Dadaisme, surréalisme, cubisme, tous les "ismes", tous les mouvements artistiques, il a tout finalement inventé, jusqu'au musiciens de jazz qui lui doivent la découverte des bienfaits de la drogue:
"Outre Marcel Duchamp avec lequel je jouais aux échecs, je m’étais fait de nombreux amis parmi les musiciens de jazz, car je n’étais pas conformiste. Je fus, d’ailleurs bien involontairement, à l’origine d’une funeste habitude qui se propagea rapidement dans les milieux du jazz. Jacques Vaché m’avait envoyé un paquet de tabac gris pour mon anniversaire, et j’avais cru qu’il s’agissait d’une citation tirée de ma période cubiste. Comme beaucoup de musiciens roulaient eux-mêmes leurs cigarettes, je fis cadeau du tabac à un joueur de clarinette. J’ignorais que ce farceur de Vaché avait mélangé de l’opium au gris. Mon joueur de clarinette découvrit les bienfaits de la drogue. Il prétendit que l’effet du stupéfiant avait été bénéfique à son art; dès lors, ses camarades ne tardèrent pas à faire régulièrement usage de marijuana. Je déplore le rôle que me fit jouer, à mon corps défendant, Jacques Vaché, mais je ne puis lui en vouloir."

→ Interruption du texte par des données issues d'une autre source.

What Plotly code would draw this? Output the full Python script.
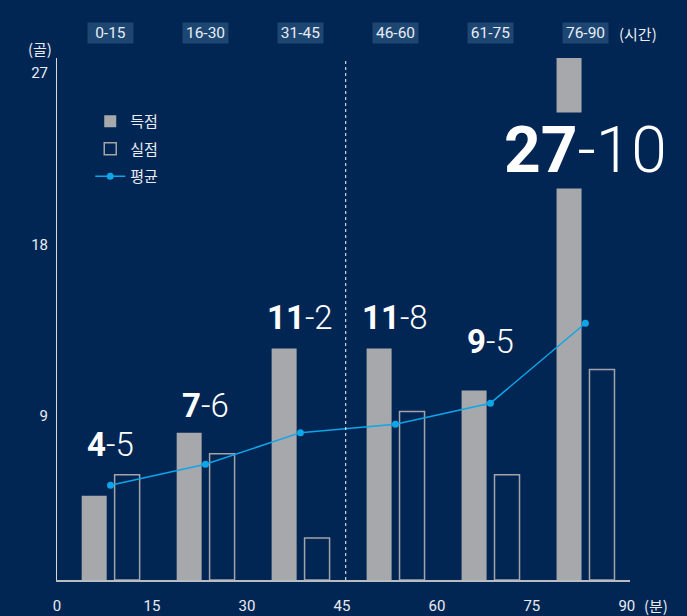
import plotly.graph_objects as go

# ---- data ----
periods = ["0-15", "16-30", "31-45", "46-60", "61-75", "76-90"]
period_start = [0, 15, 30, 45, 60, 75]
scored = [4, 7, 11, 11, 9, 27]
conceded = [5, 6, 2, 8, 5, 10]
average = [4.5, 5.5, 7.0, 7.4, 8.4, 12.2]
goal_ticks = [9, 18, 27]
minute_ticks = [0, 15, 30, 45, 60, 75, 90]
minute_labels = ["0", "15", "30", "45", "60", "75", "90"]
series_names = ["득점", "실점", "평균"]

# ---- style ----
BG = "#022654"
BAR_GRAY = "#a7a8ab"
OUTLINE = "#a3a4a8"
LINE_BLUE = "#0ea5e9"
TXT = "#e9edf3"
FONT = "Roboto, 'Noto Sans CJK KR', sans-serif"
KFONT = "'Noto Sans CJK KR', Roboto, sans-serif"

BAR_W = 3.95
SCORED_OFF = 3.9
CONCEDED_OFF = 9.1
GROUP_OFF = 8.45
group_x = [s + GROUP_OFF for s in period_start]
HALF_TIME_LINE = 45.6

# label placement (data units, vertical centre of score text)
label_y = [6.45, 8.3, 12.45, 12.45, 11.35, 20.4]
label_size = [33, 33, 33, 33, 33, 64]

fig = go.Figure()

fig.add_trace(go.Bar(
    x=period_start, y=scored, name=series_names[0], legendgroup="a",
    offset=SCORED_OFF, width=BAR_W,
    marker=dict(color=BAR_GRAY, line=dict(width=0)),
    hoverinfo="skip",
))
fig.add_trace(go.Bar(
    x=period_start, y=conceded, name=series_names[1], legendgroup="b",
    offset=CONCEDED_OFF, width=BAR_W,
    marker=dict(color="rgba(0,0,0,0)", line=dict(color=OUTLINE, width=1.5)),
    hoverinfo="skip",
))
fig.add_trace(go.Scatter(
    x=group_x, y=average, name=series_names[2], legendgroup="c",
    mode="lines+markers",
    line=dict(color=LINE_BLUE, width=1.5),
    marker=dict(color=LINE_BLUE, size=7),
    hoverinfo="skip",
))
# invisible trace to carry the goal-label axis
fig.add_trace(go.Scatter(
    x=[0], y=[0], yaxis="y2", mode="markers",
    marker=dict(opacity=0), showlegend=False, hoverinfo="skip",
))

annotations = []
# score labels
for i in range(len(periods)):
    annotations.append(dict(
        x=group_x[i], y=label_y[i], xref="x", yref="y",
        text=f"<b>{scored[i]}</b>-{conceded[i]}",
        showarrow=False, xanchor="center", yanchor="middle",
        font=dict(family=FONT, size=label_size[i], color="#ffffff", weight=300),
        bgcolor=BG if i == len(periods) - 1 else None,
        borderpad=0,
    ))
# period boxes on top
for i, p in enumerate(periods):
    annotations.append(dict(
        x=group_x[i], y=1.047, xref="x", yref="paper",
        text=p, showarrow=False, xanchor="center", yanchor="middle",
        font=dict(family=FONT, size=15.5, color=TXT),
        bgcolor="#1d4673", width=45, height=20, borderpad=0,
    ))
annotations.append(dict(
    x=0.977, y=1.047, xref="paper", yref="paper", text="(시간)",
    showarrow=False, xanchor="left", yanchor="middle",
    font=dict(family=KFONT, size=15, color=TXT),
))
annotations.append(dict(
    x=-0.030, y=1.018, xref="paper", yref="paper", text="(골)",
    showarrow=False, xanchor="center", yanchor="middle",
    font=dict(family=KFONT, size=15, color=TXT),
))
annotations.append(dict(
    x=1.021, y=-0.048, xref="paper", yref="paper", text="(분)",
    showarrow=False, xanchor="left", yanchor="middle",
    font=dict(family=KFONT, size=15, color=TXT),
))

fig.update_layout(
    width=687, height=616,
    paper_bgcolor=BG, plot_bgcolor=BG,
    margin=dict(l=57, r=57, t=57.5, b=36, autoexpand=False),
    barmode="overlay",
    showlegend=True,
    legend=dict(
        x=0.058, y=0.91, xanchor="left", yanchor="top",
        bgcolor="rgba(0,0,0,0)",
        font=dict(family=KFONT, size=15, color=TXT),
        itemwidth=30, traceorder="grouped", tracegroupgap=5,
    ),
    xaxis=dict(
        range=[0, 90.5], tickvals=minute_ticks, ticktext=minute_labels,
        showgrid=False, zeroline=False, automargin=False,
        showline=True, linecolor="#b9bcc3", linewidth=2,
        ticks="", ticklabelstandoff=11,
        tickfont=dict(family=FONT, size=15, color=TXT),
    ),
    yaxis=dict(
        range=[0, 24.8], showticklabels=False, showgrid=False, zeroline=False,
        automargin=False,
        showline=True, linecolor="#d6d8dd", linewidth=1, ticks="",
    ),
    yaxis2=dict(
        overlaying="y", side="left", range=[0.42, 27.76], automargin=False,
        tickvals=goal_ticks, showgrid=False, zeroline=False, showline=False,
        ticks="", ticklabelstandoff=8,
        tickfont=dict(family=FONT, size=15, color=TXT),
    ),
    annotations=annotations,
    shapes=[dict(
        type="line", xref="x", yref="paper",
        x0=HALF_TIME_LINE, x1=HALF_TIME_LINE, y0=0, y1=1,
        line=dict(color="#ffffff", width=1, dash="dot"),
    )],
    font=dict(family=FONT, color=TXT),
)

fig.write_html(
    "out.html",
    config={"displayModeBar": False},
    post_script="document.body.style.margin='0';document.body.style.background='" + BG + "';",
)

Tout le XXème siècle est convoqué dans les pages, on citerait à l'avenant d'autres passages complets. On finit par avoir un certain vertige. Sa rencontre avec Hitler est un pur petit chef-d'oeuvre d'humour noir que je vous laisse le soin de découvrir.
Ce livre, publié en 1975, deux années seulement après la mort de Picasso qui traverse le livre au propre comme au figuré. On imagine le pavé dans la mare dans le concert ambiant de l'époque.
Bref, je me suis bien marré, un livre décapant qui fait un bien fou. C'est clair, qu'après cela, vous ne lirez plus une autobiographie de la même façon! Il nous manque ce Topor!
La version numérique est à 9,99€ dans les bonnes librairies, à ce prix-là c'est cadeau, et sans DRM, s'il vous plait! Sans rire, vous voyez Topor avec des DRM!!
Lu sur un PocketBook 603 dans le cadre du Club des Lecteurs Numériques.